There are other winemakers’ bins of grapes in the winery where I’m working, and they require similar attention, though my hands seem to be the only ones being plunged into fermenting wine; the others favor a stainless steel tool. It’s probably not a coincidence that my hands are also the oldest ones here, doing this work. I used the soles of my bare feet to break open enough of these Mourvedre grapes to get a fermentation started. In a place that’s equipped with all the state-of-the-art gadgets for making wine that can be found here, sometimes I feel like a dinosaur, or a ghost.

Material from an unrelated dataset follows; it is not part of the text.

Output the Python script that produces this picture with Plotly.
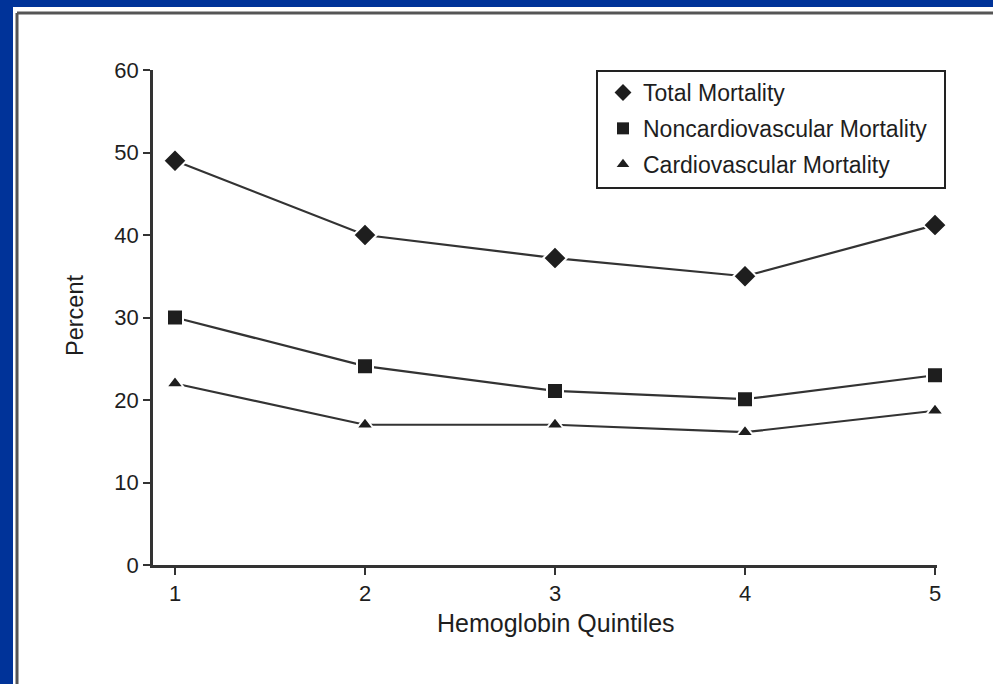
import plotly.graph_objects as go

quintiles = [1, 2, 3, 4, 5]
total_mortality = [49.0, 40.0, 37.2, 35.0, 41.2]
noncardio_mortality = [30.0, 24.1, 21.1, 20.1, 23.0]
cardio_mortality = [22.0, 17.0, 17.0, 16.1, 18.7]

series_names = ["Total Mortality", "Noncardiovascular Mortality", "Cardiovascular Mortality"]
series_values = [total_mortality, noncardio_mortality, cardio_mortality]
symbols = ["diamond", "square", "triangle-up"]
sizes = [18, 16, 15]
legend_sizes = [13, 12, 11]

FONT = "Liberation Sans, Arial, Helvetica, sans-serif"
INK = "#1e1e1e"

W, H = 993, 684
L, R, T, B = 153, 56, 70, 119
pw, ph = W - L - R, H - T - B

def px(x):
    return (x - L) / pw

def py(y):
    return (H - B - y) / ph

fig = go.Figure()
for name, vals, sym, sz in zip(series_names, series_values, symbols, sizes):
    fig.add_trace(go.Scatter(
        x=quintiles, y=vals, mode="lines+markers", showlegend=False,
        line=dict(color="#333333", width=2.2),
        marker=dict(symbol=sym, size=sz, color=INK, line=dict(color="white", width=2)),
        cliponaxis=False,
    ))
for i, (name, sym, lsz) in enumerate(zip(series_names, symbols, legend_sizes)):
    fig.add_trace(go.Scatter(
        x=[None], y=[None], mode="markers", name=name, legendgroup="g%d" % i,
        marker=dict(symbol=sym, size=lsz, color=INK),
    ))

shapes = [
    dict(type="rect", xref="paper", yref="paper", x0=px(13), x1=px(1000), y0=py(700), y1=py(7),
         fillcolor="white", line=dict(width=0), layer="below"),
    dict(type="line", xref="paper", yref="paper", x0=px(17), x1=px(17), y0=py(700), y1=py(13),
         line=dict(color="#555555", width=3), layer="below"),
    dict(type="line", xref="paper", yref="paper", x0=px(17), x1=px(1000), y0=py(13), y1=py(13),
         line=dict(color="#555555", width=3), layer="below"),
    # legend frame
    dict(type="rect", xref="paper", yref="paper", x0=px(597), x1=px(945), y0=py(188), y1=py(71),
         fillcolor="rgba(0,0,0,0)", line=dict(color="#222222", width=2), layer="above"),
]

fig.update_layout(
    width=W, height=H,
    margin=dict(l=L, r=R, t=T, b=B),
    paper_bgcolor="#003399",
    plot_bgcolor="white",
    font=dict(family=FONT, size=22, color=INK),
    shapes=shapes,
    showlegend=True,
    legend=dict(
        x=px(603), y=py(71), xanchor="left", yanchor="top",
        bgcolor="rgba(0,0,0,0)", borderwidth=0,
        font=dict(family=FONT, size=23, color=INK),
        itemsizing="trace", tracegroupgap=3,
    ),
    annotations=[
        dict(text="Hemoglobin Quintiles", xref="paper", yref="paper",
             x=px(556), y=py(623), xanchor="center", yanchor="middle",
             showarrow=False, font=dict(family=FONT, size=25, color=INK)),
        dict(text="Percent", xref="paper", yref="paper",
             x=px(75), y=py(316), xanchor="center", yanchor="middle", textangle=-90,
             showarrow=False, font=dict(family=FONT, size=23.5, color=INK)),
    ],
)

fig.update_xaxes(
    range=[1 - 22 / 190, 5 + 2 / 190], tickvals=quintiles, ticktext=[str(q) for q in quintiles],
    showline=True, linecolor="#333333", linewidth=2.5, ticks="outside", ticklen=7,
    tickwidth=2, tickcolor="#333333", showgrid=False, zeroline=False,
    tickfont=dict(family=FONT, size=22, color=INK),
)
fig.update_yaxes(
    range=[0, 60], tickvals=[0, 10, 20, 30, 40, 50, 60],
    showline=True, linecolor="#333333", linewidth=2.5, ticks="outside", ticklen=7,
    tickwidth=2, tickcolor="#333333", showgrid=False, zeroline=False,
    tickfont=dict(family=FONT, size=22, color=INK),
)

fig.write_html(
    "out.html",
    config={"displayModeBar": False},
    post_script="document.body.style.margin='0px';document.body.style.overflow='hidden';",
)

I picked these Mourvedre grapes on October 12th, formerly hailed as the day Columbus discovered America. Now I think it’s White Flower Day at Macy’s or something. The grapes are from the Unti Vineyard in Dry Creek Valley, just a ways out of town, heading west, from Healdsburg. They’re beautifully farmed, not using any chemical fertilizers, pesticides, or herbicides, grown using organic compost, and homeopathic preparations, integrated pest management, trying to do everything right. Just being in the presence of these grapes, I feel oddly buoyant.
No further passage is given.